CW: My agent, Barbara Poelle, put a clause into my contract saying that the publisher was required to consult with me on the cover, which they did, although I honestly didn’t have any suggested changes. I thought the photo shoot sneak peek looked perfect—the cover model shared my main character’s eye and hair color, she was dressed like my main character, down to the goggles around her neck, and she was an actual teenager, not a twenty-five-year-old woman pretending to be sixteen. I definitely gave my approval at that stage, and when I saw the sample cover treatments, I was one-hundred-percent in agreement with the cover that everyone at Amulet Books liked best.
BBC: How was your cover revealed to you?
CW: On August 9, my editor sent me an email containing five cover treatments. All of them contained the same photograph and lettering, and only the borders and the color of the font varied in each sample. I loved three of the five options, including the design that was chosen.
The biggest surprise for me was the font Maria used. I was expecting lettering that would be a run-of-the-mill Gothic historical font. What I got instead was bold and edgy and perfect for my 1918 time period, an era that marked the beginning of the 1920s art deco style. I believe there may have also been an American Horror Story influence.
BBC: Was there an official “cover reveal” date for your art?
CW: No. Amulet Books doesn’t really work that way. My editor sent me the final cover on September 26 and said I was free to share it. I immediately sent out teaser tweets and Facebook posts saying I would reveal the cover the following morning at 5:00 AM Eastern Time, and I prepared a post to go live on my site at that time. When I turned on my computer the following morning at 7:45 AM Pacific, I saw nonstop tweets about the cover. Even though it was a spur-of-the moment reveal on my own website, I felt it went really well.
BBC: How far in advance of the reveal date were you aware of what your cover would look like?
CW: Seven weeks.
BBC: Was it hard to keep it to yourself before the official release?
CW: Yes, definitely. I shared it with my mom and sister with emails that strictly stated, “Do not share this ANYWHERE online.” I had dinner with authors Kendare Blake, Marta Acosta, and Lisa Desrochers during their summer book tour in August and snuck them a peek at a printout of the cover. Their jaws dropped when they saw it, so I knew I’d struck gold with my designer.
BBC: What surprised you most about the process?
CW: How easy it was.

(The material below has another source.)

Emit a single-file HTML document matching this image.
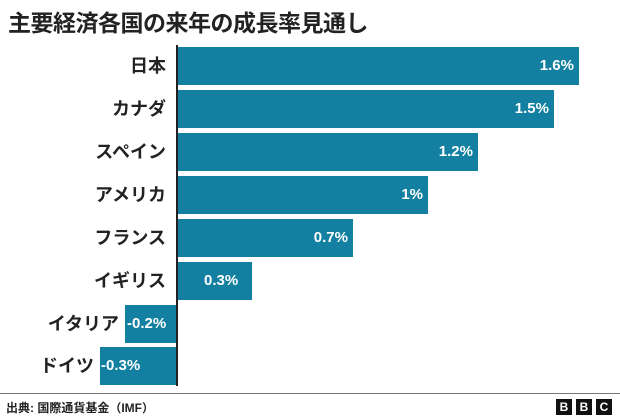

I had heard so many awful stories about authors who hated their covers and had no say in them, plus most authors typically watch their covers undergo several alterations before everyone decides on the best design. Mine was a case of “Here are the cover samples, and here’s the one we like best,” and my agent and I were in complete agreement. We didn’t even ask for any minor tweaks. I don’t think that happens often, and I feel really, really lucky.
BBC: Any advice to other debut authors about how to handle cover art anxiety?
CW: Ask your agent to put a clause in your contract that allows you to have a say in the design, which will give you peace of mind when you’re waiting. And don’t read too many cover design nightmare stories. Those scenarios don’t happen to everyone.